-- START OF INFORMATION PROVIDED --

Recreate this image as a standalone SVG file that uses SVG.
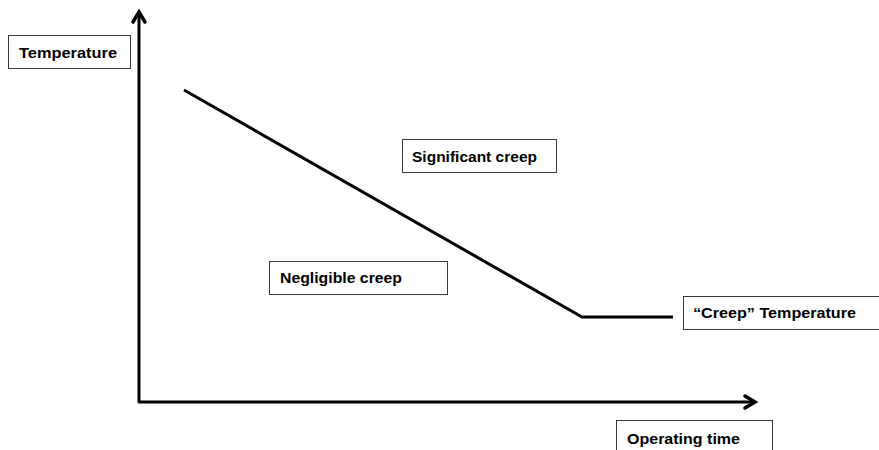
<svg xmlns="http://www.w3.org/2000/svg" width="879" height="450" viewBox="0 0 879 450">
<style>
.box{fill:#fff;stroke:#3a3a3a;stroke-width:1}
.lbl{font-family:"Liberation Sans",Arial,sans-serif;font-weight:bold;font-size:15px;fill:#000}
.ax{fill:none;stroke:#000;stroke-width:3;stroke-linejoin:round}
.arr{fill:none;stroke:#000;stroke-width:3.5;stroke-linecap:round;stroke-linejoin:miter}
</style>
<rect width="879" height="450" fill="#fff"/>
<g id="connectors">
<path class="ax" d="M139,12 V402 H754"/>
<path class="arr" d="M133,22 L139,12 L145,22"/>
<path class="arr" d="M745,396 L755,402 L745,408"/>
<path class="ax" d="M184,90 L582,317 H673"/>
</g>
<g id="temperature">
<rect class="box" x="8.5" y="35.5" width="122" height="33"/>
<text class="lbl" x="19" y="58" textLength="98" lengthAdjust="spacingAndGlyphs">Temperature</text>
</g>
<g id="significant">
<rect class="box" x="402.5" y="139.5" width="154" height="33"/>
<text class="lbl" x="412" y="162" textLength="125" lengthAdjust="spacingAndGlyphs">Significant creep</text>
</g>
<g id="negligible">
<rect class="box" x="269.5" y="261.5" width="178" height="33"/>
<text class="lbl" x="280" y="283" textLength="122" lengthAdjust="spacingAndGlyphs">Negligible creep</text>
</g>
<g id="creeptemp">
<rect class="box" x="683.5" y="296.5" width="200" height="33"/>
<text class="lbl" x="693" y="318" textLength="163" lengthAdjust="spacingAndGlyphs">“Creep” Temperature</text>
</g>
<g id="operating">
<rect class="box" x="616.5" y="420.5" width="156" height="40"/>
<text class="lbl" x="627" y="444" textLength="113" lengthAdjust="spacingAndGlyphs">Operating time</text>
</g>
</svg>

-- END OF INFORMATION PROVIDED --

OBJECTIVE:
Each line above is to be copied verbatim. Drop any image from the copy.

WRITTEN REPLY:
Recreate this image as a standalone SVG file that uses SVG.
<svg xmlns="http://www.w3.org/2000/svg" width="879" height="450" viewBox="0 0 879 450">
<style>
.box{fill:#fff;stroke:#3a3a3a;stroke-width:1}
.lbl{font-family:"Liberation Sans",Arial,sans-serif;font-weight:bold;font-size:15px;fill:#000}
.ax{fill:none;stroke:#000;stroke-width:3;stroke-linejoin:round}
.arr{fill:none;stroke:#000;stroke-width:3.5;stroke-linecap:round;stroke-linejoin:miter}
</style>
<rect width="879" height="450" fill="#fff"/>
<g id="connectors">
<path class="ax" d="M139,12 V402 H754"/>
<path class="arr" d="M133,22 L139,12 L145,22"/>
<path class="arr" d="M745,396 L755,402 L745,408"/>
<path class="ax" d="M184,90 L582,317 H673"/>
</g>
<g id="temperature">
<rect class="box" x="8.5" y="35.5" width="122" height="33"/>
<text class="lbl" x="19" y="58" textLength="98" lengthAdjust="spacingAndGlyphs">Temperature</text>
</g>
<g id="significant">
<rect class="box" x="402.5" y="139.5" width="154" height="33"/>
<text class="lbl" x="412" y="162" textLength="125" lengthAdjust="spacingAndGlyphs">Significant creep</text>
</g>
<g id="negligible">
<rect class="box" x="269.5" y="261.5" width="178" height="33"/>
<text class="lbl" x="280" y="283" textLength="122" lengthAdjust="spacingAndGlyphs">Negligible creep</text>
</g>
<g id="creeptemp">
<rect class="box" x="683.5" y="296.5" width="200" height="33"/>
<text class="lbl" x="693" y="318" textLength="163" lengthAdjust="spacingAndGlyphs">“Creep” Temperature</text>
</g>
<g id="operating">
<rect class="box" x="616.5" y="420.5" width="156" height="40"/>
<text class="lbl" x="627" y="444" textLength="113" lengthAdjust="spacingAndGlyphs">Operating time</text>
</g>
</svg>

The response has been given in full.